The Brazil quiz was a cinch with Lucy on our team as she'd spent some time in Rio. So we each got a Morsbag filled with edible Brazilian themed goodies. And just look at those lovely monochromatic ants to help me through the winter.

Things are brightening up.

18 November 2008

november roses

I've been picking stone roses and flowers for a few weeks now. It started in a church in Cambridge and since then I've been surprised at quite how many of them are around. The doorway of Wilton's Music Hall is my favourite with its swags of exotic fruits and flowers.

Those roses have seen a few changes over the years - Music Hall, Mahogany Bar, Seaman's Club, Rag Sorters, hidden away behind Cable Street. When my mum and I stopped by the other day, she talked about the dairy round the corner where she and her sisters used to peek in to see the cows being milked. She said the cows used to be allowed out for a walk out for some fresh air across the street. Hard to imagine now.

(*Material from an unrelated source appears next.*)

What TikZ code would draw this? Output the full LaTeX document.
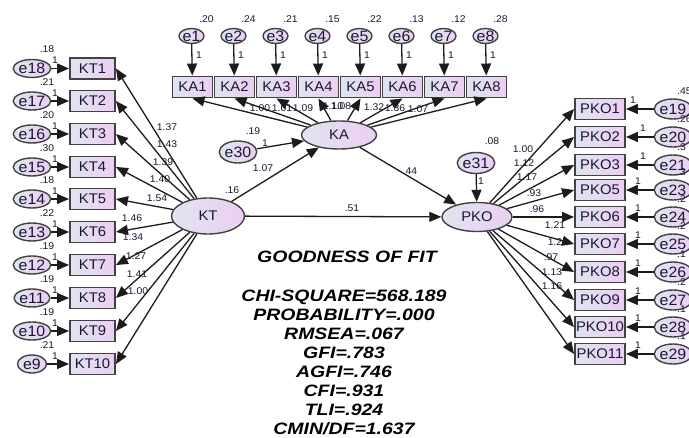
\documentclass[tikz,border=0pt]{standalone}
\usepackage{fontspec}
\setmainfont{Liberation Sans}[FakeStretch=1.06]
\newfontfamily\fitfont{Liberation Sans}[FakeStretch=1.18]
\usetikzlibrary{shapes.geometric,arrows.meta}
\definecolor{fillL}{RGB}{224,228,240}
\definecolor{fillR}{RGB}{236,206,242}
\definecolor{edge}{RGB}{66,66,66}
\definecolor{ink}{RGB}{28,28,28}
\definecolor{txt}{RGB}{24,24,52}
\begin{document}
\begin{tikzpicture}[x=1pt,y=-1pt,
  obs/.style={rectangle, draw=edge, line width=1.9pt, left color=fillL, right color=fillR,
    minimum height=21pt, inner sep=0pt, text=txt, font=\fontsize{14}{16}\selectfont},
  lat/.style={ellipse, draw=edge, line width=1.4pt, left color=fillL, right color=fillR,
    inner sep=0pt, text=txt, font=\fontsize{14}{16}\selectfont},
  err/.style={ellipse, draw=edge, line width=1.4pt, left color=fillL, right color=fillR,
    inner sep=0pt, text=txt, font=\fontsize{15}{17}\selectfont},
  lbl/.style={inner sep=0pt, text=txt, font=\fontsize{9.8}{11}\selectfont},
  conn/.style={draw=ink, line width=1.3pt, -{Triangle[length=12pt,width=10pt]}},
  fitstyle/.style={inner sep=0pt, text=black, font=\fitfont\bfseries\itshape\fontsize{16.5}{19.1}\selectfont, align=center}
]
\fill[white] (0,0) rectangle (689,438);
\useasboundingbox (0,0) rectangle (689,438);
\clip (0,0) rectangle (689,438);

% ---------- latent variables ----------
\node[lat, minimum width=75pt, minimum height=28pt] (KA) at (339,135) {KA};
\node[lat, minimum width=73pt, minimum height=36pt] (KT) at (208,216) {KT};
\node[lat, minimum width=70pt, minimum height=29pt] (PKO) at (477,217) {PKO};
\node[err, minimum width=29pt, minimum height=22pt] (e30) at (238,152) {e30};
\node[err, minimum width=31pt, minimum height=21pt] (e31) at (476,163) {e31};

% ---------- top: KA indicators ----------
\foreach \i/\v in {1/.20,2/.24,3/.21,4/.15,5/.22,6/.13,7/.12,8/.28} {
  \pgfmathsetmacro\xx{192.5+42*(\i-1)}
  \node[obs, minimum width=40pt] (ka\i) at (\xx,87) {KA\i};
  \node[err, minimum width=24pt, minimum height=15pt] (e\i) at (\xx-1,36) {e\i};
  \node[lbl] at (\xx+14,19) {\v};
  \node[lbl] at (\xx+6.5,55) {1};
  \draw[conn] (e\i) -- (ka\i);
}

% ---------- left: KT indicators ----------
\foreach \i/\n/\y/\v in {1/18/68.5/.18, 2/17/101/.21, 3/16/134/.20, 4/15/167/.30, 5/14/199/.18,
                        6/13/232/.22, 7/12/265/.19, 8/11/298/.19, 9/10/331/.19, 10/9/364/.21} {
  \node[obs, minimum width=45pt] (kt\i) at (92.5,\y) {KT\i};
  \node[err, minimum width=29pt, minimum height=18pt] (e\n) at (32,\y) {e\n};
  \node[lbl] at (47,\y-19) {\v};
  \node[lbl] at (55,\y-8) {1};
  \draw[conn] (e\n) -- (kt\i);
}

% ---------- right: PKO indicators ----------
\foreach \k/\n/\y/\v/\lx in {1/19/109/.45/633, 2/20/137/.26/643, 3/21/165/.3/643, 5/23/190/.3/638,
                            6/24/217/.2/638, 7/25/244/.2/638, 8/26/272/.1/638, 9/27/300/.2/638,
                            10/28/327/.1/638, 11/29/354/.1/638} {
  \node[obs, minimum width=50pt] (pko\k) at (600,\y) {PKO\k};
  \node[err, minimum width=34pt, minimum height=20pt] (e\n) at (673,\y) {e\n};
  \node[lbl, anchor=west] at (677,\y-18) {\v};
  \node[lbl] at (\lx,\y-9) {1};
  \draw[conn] (e\n) -- (pko\k);
}

% ---------- coefficient labels ----------
\node[lbl] at (167,127) {1.37};
\node[lbl] at (167,144) {1.43};
\node[lbl] at (163,162) {1.39};
\node[lbl] at (160,179) {1.40};
\node[lbl] at (157,198) {1.54};
\node[lbl] at (132,218) {1.46};
\node[lbl] at (133,237) {1.34};
\node[lbl] at (136,256) {1.27};
\node[lbl] at (137,274) {1.41};
\node[lbl] at (138,291) {1.00};

\node[lbl] at (260,108) {1.00};
\node[lbl] at (282,108) {1.01};
\node[lbl] at (303,108) {1.09};
\node[lbl] at (333,106) {1.10};
\node[lbl] at (341,106) {1.08};
\node[lbl] at (374,107) {1.32};
\node[lbl] at (395,108) {1.36};
\node[lbl] at (418,109) {1.07};

\node[lbl] at (523,149) {1.00};
\node[lbl] at (524,163) {1.12};
\node[lbl] at (527,177) {1.17};
\node[lbl] at (534,193) {.93};
\node[lbl] at (537,209) {.96};
\node[lbl] at (555,225) {1.21};
\node[lbl] at (555,242) {1.2};
\node[lbl] at (551,257) {.97};
\node[lbl] at (552,272) {1.13};
\node[lbl] at (552,286) {1.16};

\node[lbl] at (253,131) {.19};
\node[lbl] at (265,143) {1};
\node[lbl] at (232,190) {.16};
\node[lbl] at (263,168) {1.07};
\node[lbl] at (492,141) {.08};
\node[lbl] at (481,181) {1};
\node[lbl] at (352,208) {.51};
\node[lbl] at (410,171) {.44};

% ---------- structural paths ----------
\foreach \i in {1,...,8} { \draw[conn] (KA) -- (ka\i.south); }
\foreach \i in {1,...,10} { \draw[conn] (KT) -- (kt\i.east); }
\foreach \k in {1,2,3,5,6,7,8,9,10,11} { \draw[conn] (PKO) -- (pko\k.west); }
\draw[conn] (e30) -- (KA);
\draw[conn] (KT) -- (KA);
\draw[conn] (KT) -- (PKO);
\draw[conn] (KA) -- (PKO);
\draw[conn] (e31) -- (PKO);

% ---------- fit statistics ----------
\node[fitstyle] (gof) at (347,257) {GOODNESS OF FIT};
\node[fitstyle] (stats) at (344,362.5) {CHI-SQUARE=568.189\\PROBABILITY=.000\\RMSEA=.067\\GFI=.783\\AGFI=.746\\CFI=.931\\TLI=.924\\CMIN/DF=1.637};
\end{tikzpicture}
\end{document}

These roses are in Hackney where we went to see this...

The Round Chapel, once a home of dissension, masquerades as a music hallis and is now used for all sorts of diverse entertainment, . It was here we saw the beautiful medieval badges that the mudlarks had found, admired Stephen Gill's Hackney Flowers and heard from Iain Sinclair about his rose red empire.

And just round the corner, when I looked up on my way to the station one day last week, above the rather grand gate of the local girl's school, a modest little swag.

Just to take my mind off of the leaves on the pavement.